To make matters worse, a study released last week by the National Academy of Sciences shows that the cooling pools at nuclear reactors, which store 10 to 30 times more radioactive material than that contained in the reactor core, are subject to catastrophic attacks by terrorists, which could unleash an inferno and release massive quantities of deadly radiation -- significantly worse than the radiation released by Chernobyl, according to some scientists.

This vulnerable high-level nuclear waste contained in the cooling pools at 103 nuclear power plants in the US includes hundreds of radioactive elements that have different biological impacts in the human body, the most important being cancer and genetic diseases.

The incubation time for cancer is five to 50 years following exposure to radiation. It is important to note that children, old people and immuno-compromised individuals are many times more sensitive to the malignant effects of radiation than other people.

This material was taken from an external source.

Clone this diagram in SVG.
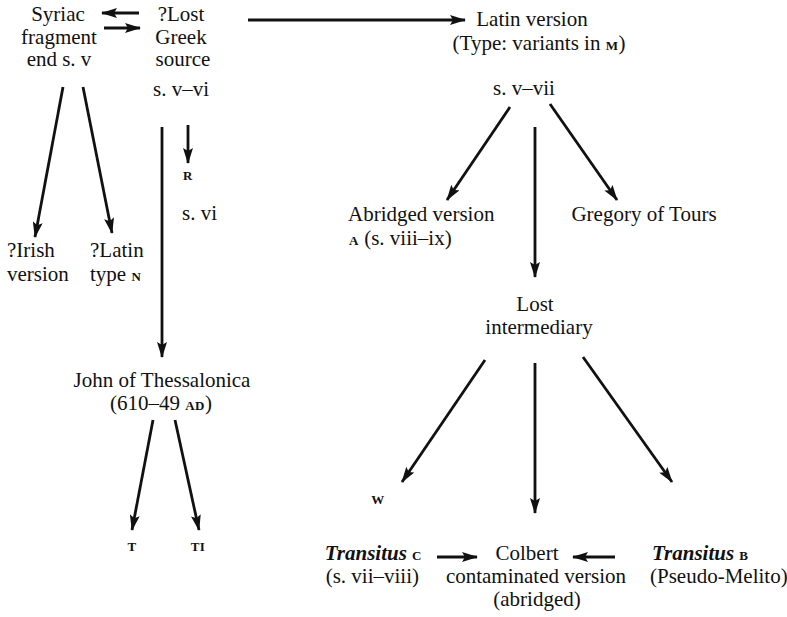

I will describe four of the most dangerous elements made in nuclear power plants.

Iodine 131, which was released at the nuclear accidents at Sellafield in Britain, Chernobyl in Ukraine and Three Mile Island in the US, is radioactive for only six weeks and it bio-concentrates in leafy vegetables and milk. When it enters the human body via the gut and the lung, it migrates to the thyroid gland in the neck, where it can later induce thyroid cancer. In Belarus more than 2000 children have had their thyroids removed for thyroid cancer, a situation never before recorded in pediatric literature.

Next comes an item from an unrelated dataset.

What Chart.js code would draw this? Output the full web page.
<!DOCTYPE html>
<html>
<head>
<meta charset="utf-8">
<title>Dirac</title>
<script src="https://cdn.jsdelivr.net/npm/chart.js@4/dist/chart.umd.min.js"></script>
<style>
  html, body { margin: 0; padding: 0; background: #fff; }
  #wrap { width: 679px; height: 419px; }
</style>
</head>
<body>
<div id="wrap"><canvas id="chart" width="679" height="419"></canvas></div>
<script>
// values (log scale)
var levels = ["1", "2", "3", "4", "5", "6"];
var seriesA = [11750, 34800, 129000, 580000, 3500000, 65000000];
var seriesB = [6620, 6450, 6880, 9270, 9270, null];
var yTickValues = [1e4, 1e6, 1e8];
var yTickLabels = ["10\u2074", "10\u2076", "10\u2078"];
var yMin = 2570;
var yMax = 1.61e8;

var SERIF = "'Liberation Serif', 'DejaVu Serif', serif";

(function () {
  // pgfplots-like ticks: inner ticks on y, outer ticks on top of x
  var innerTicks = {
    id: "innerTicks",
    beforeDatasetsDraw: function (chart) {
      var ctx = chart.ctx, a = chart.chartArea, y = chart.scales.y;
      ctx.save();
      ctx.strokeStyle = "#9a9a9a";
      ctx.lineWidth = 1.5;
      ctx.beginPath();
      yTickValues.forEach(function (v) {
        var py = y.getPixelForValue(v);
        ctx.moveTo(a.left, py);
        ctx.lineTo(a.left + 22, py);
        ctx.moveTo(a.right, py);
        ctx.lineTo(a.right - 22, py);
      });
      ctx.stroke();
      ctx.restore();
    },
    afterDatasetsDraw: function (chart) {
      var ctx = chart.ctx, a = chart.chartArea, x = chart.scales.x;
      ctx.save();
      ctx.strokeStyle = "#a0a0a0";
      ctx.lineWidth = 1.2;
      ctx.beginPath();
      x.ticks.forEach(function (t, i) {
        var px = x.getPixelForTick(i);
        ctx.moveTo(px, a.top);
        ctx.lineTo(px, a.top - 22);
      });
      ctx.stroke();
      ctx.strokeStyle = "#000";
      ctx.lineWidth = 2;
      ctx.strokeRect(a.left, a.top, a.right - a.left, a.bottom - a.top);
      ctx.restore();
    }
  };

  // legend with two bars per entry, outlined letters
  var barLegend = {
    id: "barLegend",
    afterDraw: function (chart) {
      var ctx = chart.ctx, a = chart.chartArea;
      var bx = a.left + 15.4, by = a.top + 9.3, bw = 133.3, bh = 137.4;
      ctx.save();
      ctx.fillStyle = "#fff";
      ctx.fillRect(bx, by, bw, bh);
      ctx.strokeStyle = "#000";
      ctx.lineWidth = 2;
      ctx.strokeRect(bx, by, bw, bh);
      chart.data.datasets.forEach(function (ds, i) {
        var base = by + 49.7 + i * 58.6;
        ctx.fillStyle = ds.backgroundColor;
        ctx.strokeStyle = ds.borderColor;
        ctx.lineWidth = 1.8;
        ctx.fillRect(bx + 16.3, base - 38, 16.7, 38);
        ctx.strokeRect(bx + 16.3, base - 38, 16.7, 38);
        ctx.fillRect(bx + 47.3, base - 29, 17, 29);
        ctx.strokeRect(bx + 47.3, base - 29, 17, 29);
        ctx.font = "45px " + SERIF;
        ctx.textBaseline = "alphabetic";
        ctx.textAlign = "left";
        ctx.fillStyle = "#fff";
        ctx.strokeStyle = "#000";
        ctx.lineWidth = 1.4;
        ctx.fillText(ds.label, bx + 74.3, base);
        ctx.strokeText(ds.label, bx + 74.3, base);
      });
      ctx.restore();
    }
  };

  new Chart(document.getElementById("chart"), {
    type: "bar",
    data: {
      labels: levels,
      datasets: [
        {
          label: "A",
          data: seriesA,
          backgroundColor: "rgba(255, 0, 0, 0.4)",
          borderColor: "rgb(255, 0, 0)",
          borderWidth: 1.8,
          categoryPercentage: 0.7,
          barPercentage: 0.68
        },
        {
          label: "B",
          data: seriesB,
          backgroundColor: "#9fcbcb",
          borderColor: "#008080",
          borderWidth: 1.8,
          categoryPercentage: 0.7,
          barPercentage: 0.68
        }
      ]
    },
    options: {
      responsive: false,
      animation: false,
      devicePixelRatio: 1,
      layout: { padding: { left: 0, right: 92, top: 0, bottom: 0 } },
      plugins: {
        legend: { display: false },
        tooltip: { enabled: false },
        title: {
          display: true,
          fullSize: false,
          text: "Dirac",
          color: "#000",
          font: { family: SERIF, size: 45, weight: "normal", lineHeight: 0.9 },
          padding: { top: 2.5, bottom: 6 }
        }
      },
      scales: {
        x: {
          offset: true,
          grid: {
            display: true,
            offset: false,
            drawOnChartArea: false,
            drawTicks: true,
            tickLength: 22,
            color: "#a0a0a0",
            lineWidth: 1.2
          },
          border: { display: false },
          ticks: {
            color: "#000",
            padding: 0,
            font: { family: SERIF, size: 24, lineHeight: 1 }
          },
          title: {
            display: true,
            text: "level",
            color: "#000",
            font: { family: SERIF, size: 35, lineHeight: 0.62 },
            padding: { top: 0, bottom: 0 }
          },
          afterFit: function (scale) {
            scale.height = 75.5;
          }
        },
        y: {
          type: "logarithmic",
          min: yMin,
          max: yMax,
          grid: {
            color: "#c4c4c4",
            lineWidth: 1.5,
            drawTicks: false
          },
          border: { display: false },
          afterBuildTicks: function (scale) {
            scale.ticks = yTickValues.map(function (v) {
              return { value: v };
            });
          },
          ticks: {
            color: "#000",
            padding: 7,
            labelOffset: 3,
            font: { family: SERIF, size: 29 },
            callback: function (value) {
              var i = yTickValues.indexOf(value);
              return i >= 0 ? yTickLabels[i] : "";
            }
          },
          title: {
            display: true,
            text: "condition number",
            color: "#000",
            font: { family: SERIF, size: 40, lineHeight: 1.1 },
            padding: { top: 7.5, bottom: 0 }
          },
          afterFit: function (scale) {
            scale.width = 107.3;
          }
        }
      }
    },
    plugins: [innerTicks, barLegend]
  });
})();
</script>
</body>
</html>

Strontium 90 lasts for 600 years. As a calcium analogue, it concentrates in cow and goat milk. It accumulates in the human breast during lactation, and in bone, where it can later induce breast cancer, bone cancer and leukemia.

Cesium 137, which also lasts for 600 years, concentrates in the food chain, particularly meat. On entering the human body, it locates in muscle, where it can induce a malignant muscle cancer called a sarcoma.

Plutonium 239, one of the most dangerous elements known to humans, is so toxic that one-millionth of a gram is carcinogenic. More than 200kg is made annually in each 1000-megawatt nuclear power plant. Plutonium is handled like iron in the body, and is therefore stored in the liver, where it causes liver cancer, and in the bone, where it can induce bone cancer and blood malignancies. On inhalation it causes lung cancer. It also crosses the placenta, where, like the drug thalidomide, it can cause severe congenital deformities. Plutonium has a predisposition for the testicle, where it can cause testicular cancer and induce genetic diseases in future generations. Plutonium lasts for 500,000 years, living on to induce cancer and genetic diseases in future generations of plants, animals and humans.

Plutonium is also the fuel for nuclear weapons -- only 5kg is necessary to make a bomb and each reactor makes more than 200kg per year. Therefore any country with a nuclear power plant can theoretically manufacture 40 bombs a year.

Because nuclear power leaves a toxic legacy to all future generations, because it produces global warming gases, because it is far more expensive than any other form of electricity generation, and because it can trigger proliferation of nuclear weapons, these topics need urgently to be introduced into the tertiary educational system of Australia, which is host to 30 per cent to 40 per cent of the world's richest uranium.


Helen Caldicott is an anti-nuclear campaigner and founder and president of the Nuclear Policy Research Institute, which warns of the danger of nuclear energy.